Diskusi ini juga melibatkan partisipasi aktif dari Keluarga Cendekiawan Buddhis Indonesia (KCBI), yang menekankan pentingnya inklusivitas dalam perumusan kebijakan publik. Perwakilan KCBI, termasuk Ketua Harian DPP KCBI Eric Fernardo dan Ketua Bidang Media & Komunikasi Erwin Hartono, menyampaikan komitmen KCBI untuk memperkuat dialog lintas iman dan memperjuangkan tata kelola ekonomi yang adil.

Beberapa poin penting yang mengemuka dalam diskusi:

  • Urgensi Pembentukan BPN: Para peserta sepakat bahwa pembentukan BPN merupakan langkah strategis untuk mengatasi defisit penerimaan negara dan meningkatkan kepercayaan publik terhadap tata kelola fiskal.
  • Pemisahan Fungsi: Pemisahan fungsi perumusan kebijakan dan pelaksanaan penerimaan diharapkan dapat meningkatkan efektivitas dan akuntabilitas pengelolaan keuangan negara.
  • Inklusivitas: Keterlibatan berbagai elemen masyarakat, termasuk tokoh lintas agama dan cendekiawan Buddhis, dianggap penting dalam merumuskan kebijakan publik yang berkeadilan.
  • Prinsip Keadilan Sosial: Wacana pembentukan BPN harus berlandaskan pada prinsip keadilan sosial dan semangat gotong royong, bukan hanya pertimbangan teknokratis semata.

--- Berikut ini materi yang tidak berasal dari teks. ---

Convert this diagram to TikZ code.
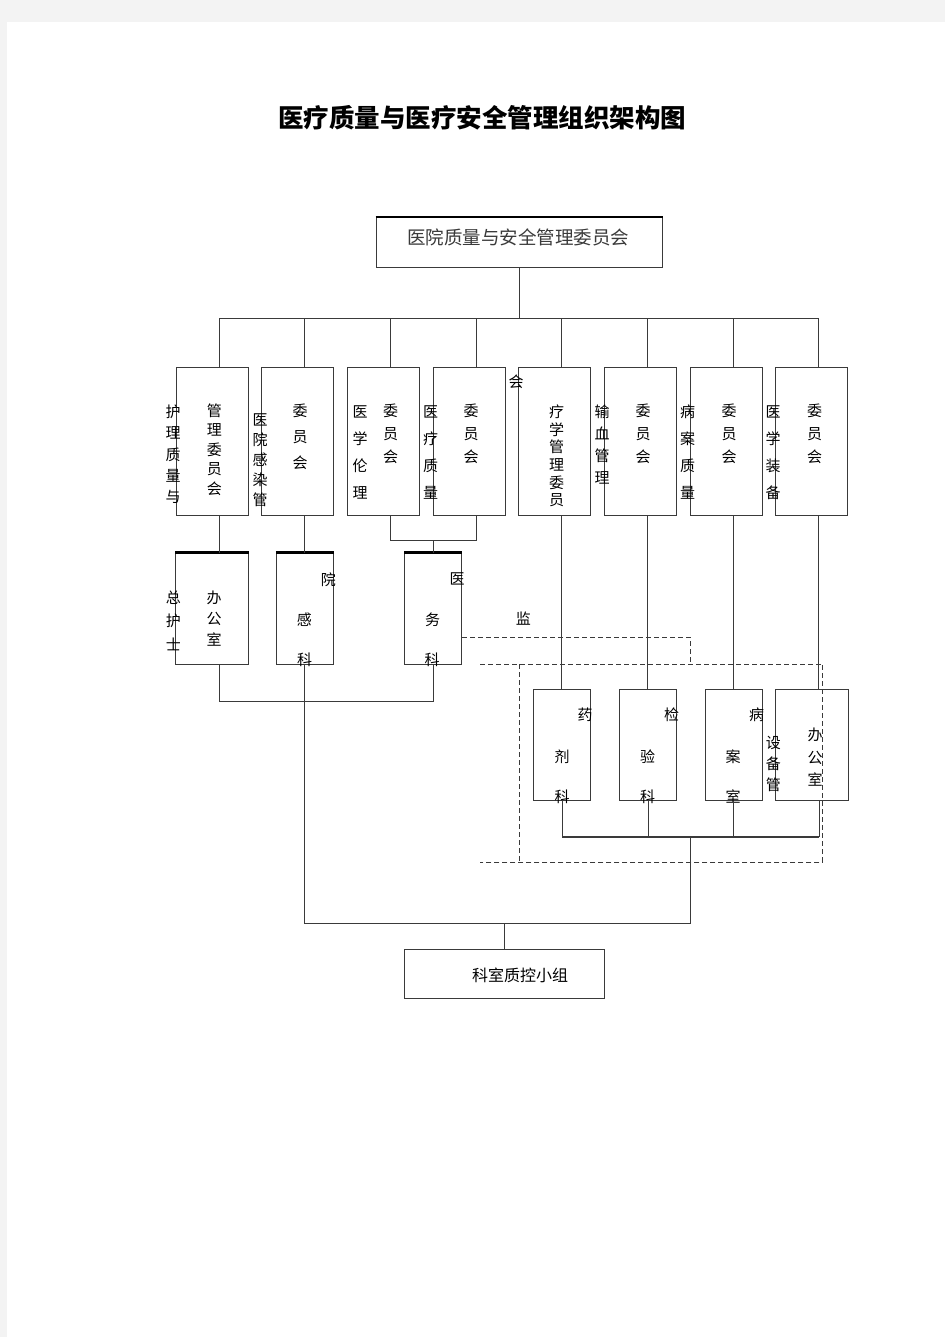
\documentclass[tikz,border=0pt]{standalone}
\usepackage{fontspec}
\newfontfamily\cjk{Noto Sans CJK SC}
\definecolor{linegray}{HTML}{3A3A3A}
\definecolor{pagegray}{HTML}{F3F3F3}
\begin{document}
\begin{tikzpicture}[x=1pt,y=-1pt,
    box/.style={draw=linegray,line width=1pt,minimum width=72pt,minimum height=148pt,inner sep=0pt},
    smallbox/.style={draw=linegray,line width=1pt,minimum width=57pt,minimum height=111pt,inner sep=0pt},
    link/.style={draw=linegray,line width=1pt},
    dashlink/.style={draw=linegray,line width=1pt,dash pattern=on 5pt off 3pt},
    vtxt/.style={font=\cjk\fontsize{15}{#1}\selectfont,align=center,inner sep=0pt},
    vtxt/.default=23,
    onechar/.style={font=\cjk\fontsize{15}{18}\selectfont,inner sep=0pt}]
        % page
        \fill[pagegray] (0,0) rectangle (945,1337);
        \fill[white] (7,22) rectangle (945,1337);
        \useasboundingbox (0,0) rectangle (945,1337);
        \node[font=\cjk\bfseries\fontsize{25.5}{30}\selectfont] (title) at (482,118) {医疗质量与医疗安全管理组织架构图};

        % top and bottom boxes
        \node[box,minimum width=286pt,minimum height=50pt] (top) at (519,242.7) {};
        \node[font=\cjk\fontsize{18.5}{22}\selectfont,text=linegray] (toptxt) at (518.3,237) {医院质量与安全管理委员会};
        \node[box,minimum width=200pt,minimum height=49pt] (bot) at (504.3,973.7) {};
        \node[font=\cjk\fontsize{16}{20}\selectfont] (bottxt) at (520,975.7) {科室质控小组};

        % first row of committees
        \foreach \i in {1,...,8}
            \node[box] (b\i) at ({212+85.7*(\i-1)},441) {};
        \node[vtxt=19.4] (t1in) at (214.3,449.5) {管\\理\\委\\员\\会};
        \node[vtxt=21.3] (t1out) at (173,454.5) {护\\理\\质\\量\\与};
        \node[vtxt=26] (t2in) at (300,437) {委\\员\\会};
        \node[vtxt=20] (t2out) at (260,460) {医\\院\\感\\染\\管};
        \node[vtxt] (t3in) at (390.7,433.3) {委\\员\\会};
        \node[vtxt=27] (t3out) at (360,452.5) {医\\学\\伦\\理};
        \node[vtxt] (t4in) at (471,433.3) {委\\员\\会};
        \node[vtxt=27] (t4out) at (430.7,452.5) {医\\疗\\质\\量};
        \node[onechar] (hui) at (516,381.6) {会};
        \node[vtxt=17.6] (t5in) at (556.7,456) {疗\\学\\管\\理\\委\\员};
        \node[vtxt] (t6in) at (643,433.3) {委\\员\\会};
        \node[vtxt=21.7] (t6out) at (602,444.5) {输\\血\\管\\理};
        \node[vtxt] (t7in) at (729,433.3) {委\\员\\会};
        \node[vtxt=27] (t7out) at (687.7,452.5) {病\\案\\质\\量};
        \node[vtxt] (t8in) at (814.7,433.3) {委\\员\\会};
        \node[vtxt=27] (t8out) at (773,452.5) {医\\学\\装\\备};

        % second row of offices
        \node[box,minimum height=111pt,minimum width=72.6pt] (ra) at (212,608.5) {};
        \node[smallbox] (rb) at (304.8,608.5) {};
        \node[smallbox] (rc) at (433.2,608.5) {};
        \foreach \r in {ra,rb,rc}
            \draw[line width=2.2pt] (\r.north west) -- (\r.north east);
        \draw[line width=2pt] (top.north west) -- (top.north east);
        \node[vtxt=21.3] (rain) at (214,618.7) {办\\公\\室};
        \node[vtxt=23.5] (raout) at (173.3,620.5) {总\\护\\士};
        \node[onechar] (rb1) at (328.3,579.3) {院};
        \node[onechar] (rb2) at (304.3,620) {感};
        \node[onechar] (rb3) at (304.5,660) {科};
        \node[onechar] (rc1) at (457,579.3) {医};
        \node[onechar] (rc2) at (432.7,620) {务};
        \node[onechar] (rc3) at (432,660) {科};
        \node[onechar] (jian) at (523.3,618.3) {监};

        % third row of departments
        \node[smallbox] (rd) at (562,744.5) {};
        \node[smallbox] (re) at (648,744.5) {};
        \node[smallbox] (rf) at (733.7,744.5) {};
        \node[box,minimum height=111pt,minimum width=72.6pt] (rg) at (812,744.5) {};
        \node[onechar] (rd1) at (585,715) {药};
        \node[onechar] (rd2) at (562,756.7) {剂};
        \node[onechar] (rd3) at (562,796.7) {科};
        \node[onechar] (re1) at (671.7,715) {检};
        \node[onechar] (re2) at (647.7,757) {验};
        \node[onechar] (re3) at (647.7,797) {科};
        \node[onechar] (rf1) at (756.7,715) {病};
        \node[onechar] (rf2) at (733,757) {案};
        \node[onechar] (rf3) at (733,797) {室};
        \node[vtxt=22.5] (rgin) at (815,757.5) {办\\公\\室};
        \node[vtxt=21] (rgout) at (773.3,764) {设\\备\\管};

        % draw the connectors
        \coordinate (busA) at (519,318);
        \coordinate (busC) at (690,837);
        \coordinate (busD) at (690,923);
        \draw[link] (top.south) -- (busA);
        \draw[link] ([xshift=7]b1.north |- busA) -- ([xshift=7]b8.north |- busA);
        \foreach \i in {1,...,8}
            \draw[link] ([xshift=7]b\i.north) -- ([xshift=7]b\i.north |- busA);
        \draw[link] ([xshift=7]b1.south) -- ([xshift=7]b1.south |- ra.north);
        \draw[link] ([xshift=7]b2.south) -- ([xshift=7]b2.south |- rb.north);
        \draw[link] ([xshift=7]b3.south) -- ++(0,25) -| ([xshift=7]b4.south);
        \draw[link] (rc.north) -- ++(0,-13);
        \foreach \i/\r in {5/rd,6/re,7/rf,8/rg}
            \draw[link] ([xshift=7]b\i.south) -- ([xshift=7]b\i.south |- \r.north);
        \draw[link] ([xshift=7]ra.south) -- ++(0,37) -| (rc.south);
        \foreach \r in {rd,re,rf}
            \draw[link] (\r.south) -- (\r.south |- busC);
        \draw[link] ([xshift=7]rg.south) -- ([xshift=7]rg.south |- busC);
        \draw[link,line width=1.6pt] (rd.south |- busC) -- ([xshift=7]rg.south |- busC);
        \draw[link] (busC) -- (busD) -| (rb.south);
        \draw[link] (bot.north) -- (bot.north |- busD);

        % dashed supervision lines
        \draw[dashlink] (rc.east |- jian.south) ++(0,12) -| (690,662);
        \draw[dashlink] (480,664) -- (822.7,664) -- (822.7,862) -- (480,862);
        \draw[dashlink] (519,664) -- (519,862);
\end{tikzpicture}
\end{document}
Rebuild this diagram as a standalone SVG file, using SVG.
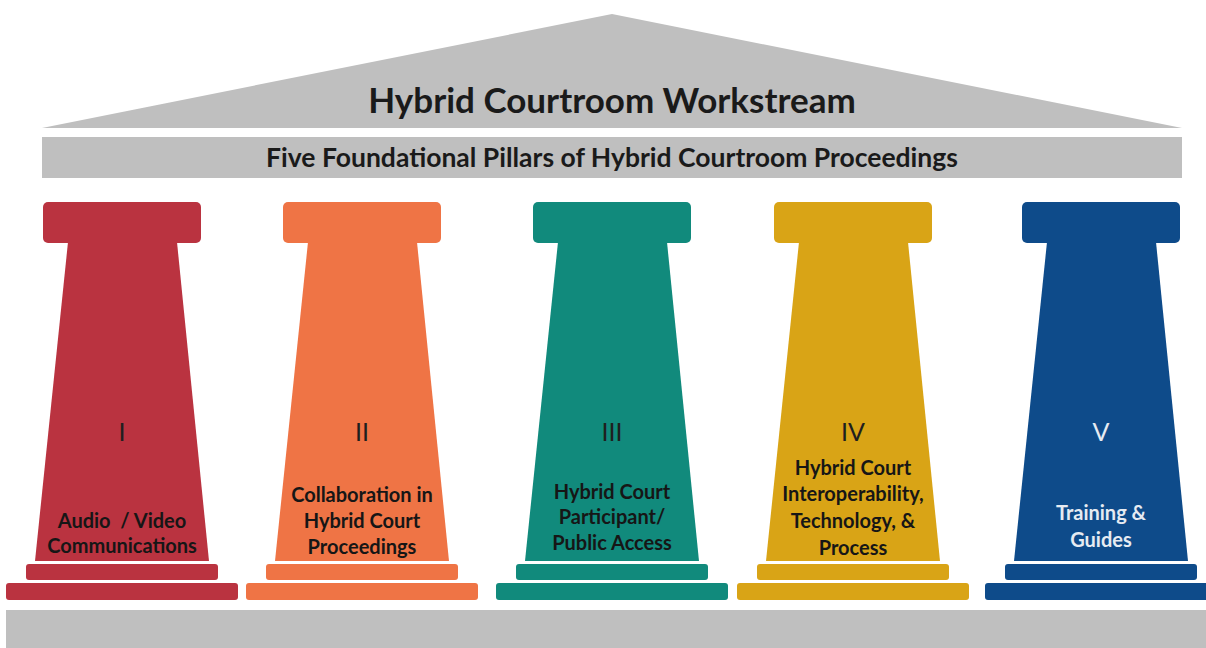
<svg xmlns="http://www.w3.org/2000/svg" width="1206" height="648" viewBox="0 0 1206 648">
<style>
.gray{fill:#bfbfbf}
.t1{font-family:Lato,"Open Sans",sans-serif;font-weight:bold;fill:#1a1a1a;text-anchor:middle}
.num{font-family:Lato,"Open Sans",sans-serif;font-size:25px;fill:#1f1f1f;text-anchor:middle}
.lab{font-family:Lato,"Open Sans",sans-serif;font-weight:bold;font-size:20px;fill:#161616;text-anchor:middle}
.light{fill:#e6ebf2}
.p1{fill:#ba3340}.p2{fill:#ef7445}.p3{fill:#118a7c}.p4{fill:#d9a416}.p5{fill:#0e4b8a}
</style>
<defs>
<g id="pillar">
<rect x="-79" y="202" width="158" height="41" rx="5"/>
<polygon points="-54,242 55,242 87,561 -87,561"/>
<rect x="-96" y="564" width="192" height="16" rx="3"/>
<rect x="-116" y="583" width="232" height="17" rx="3"/>
</g>
</defs>
<rect width="1206" height="648" fill="#ffffff"/>
<g id="roof">
<polygon class="gray" points="612,14 1182,128 42,128"/>
<text class="t1" x="612" y="113" font-size="35">Hybrid Courtroom Workstream</text>
</g>
<g id="band">
<rect class="gray" x="42" y="137" width="1140" height="41"/>
<text class="t1" x="612" y="167" font-size="26.5">Five Foundational Pillars of Hybrid Courtroom Proceedings</text>
</g>
<g id="base">
<rect class="gray" x="6" y="610" width="1200" height="38"/>
</g>
<g id="pillar1">
<use href="#pillar" class="p1" transform="translate(122,0)"/>
<text class="num" x="122" y="441">I</text>
<text class="lab" x="122" y="528" style="white-space:pre">Audio  / Video</text>
<text class="lab" x="122" y="553">Communications</text>
</g>
<g id="pillar2">
<use href="#pillar" class="p2" transform="translate(362,0)"/>
<text class="num" x="362" y="441">II</text>
<text class="lab" x="362" y="502">Collaboration in</text>
<text class="lab" x="362" y="528">Hybrid Court</text>
<text class="lab" x="362" y="554">Proceedings</text>
</g>
<g id="pillar3">
<use href="#pillar" class="p3" transform="translate(612,0)"/>
<text class="num" x="612" y="441">III</text>
<text class="lab" x="612" y="499">Hybrid Court</text>
<text class="lab" x="612" y="524">Participant/</text>
<text class="lab" x="612" y="550">Public Access</text>
</g>
<g id="pillar4">
<use href="#pillar" class="p4" transform="translate(853,0)"/>
<text class="num" x="853" y="441">IV</text>
<text class="lab" x="853" y="475">Hybrid Court</text>
<text class="lab" x="853" y="501">Interoperability,</text>
<text class="lab" x="853" y="528">Technology, &amp;</text>
<text class="lab" x="853" y="555">Process</text>
</g>
<g id="pillar5">
<use href="#pillar" class="p5" transform="translate(1101,0)"/>
<text class="num light" x="1101" y="441">V</text>
<text class="lab light" x="1101" y="520">Training &amp;</text>
<text class="lab light" x="1101" y="547">Guides</text>
</g>
</svg>
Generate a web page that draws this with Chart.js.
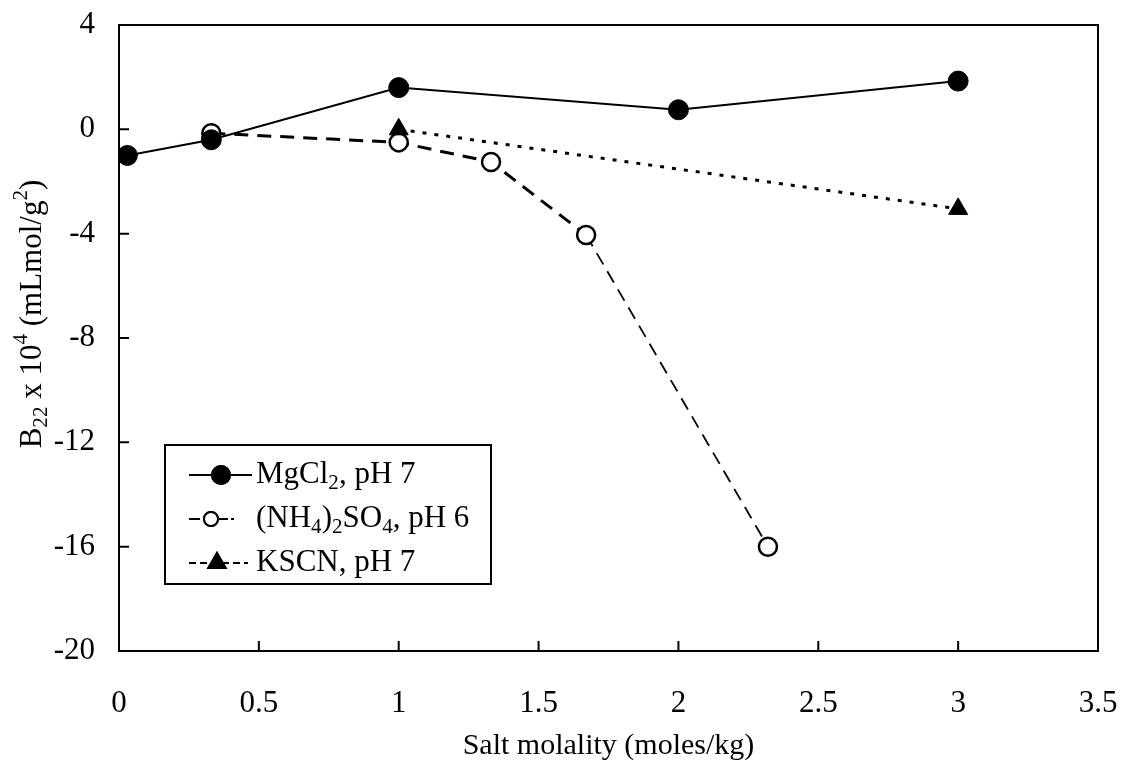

Forum ditutup dengan seruan kolaboratif dari para tokoh lintas agama dan akademisi. Mereka sepakat bahwa wacana pembentukan Badan Penerimaan Negara (BPN) tidak boleh berhenti pada ranah teknokratis semata, melainkan harus berlandaskan pada prinsip keadilan sosial dan semangat gotong royong.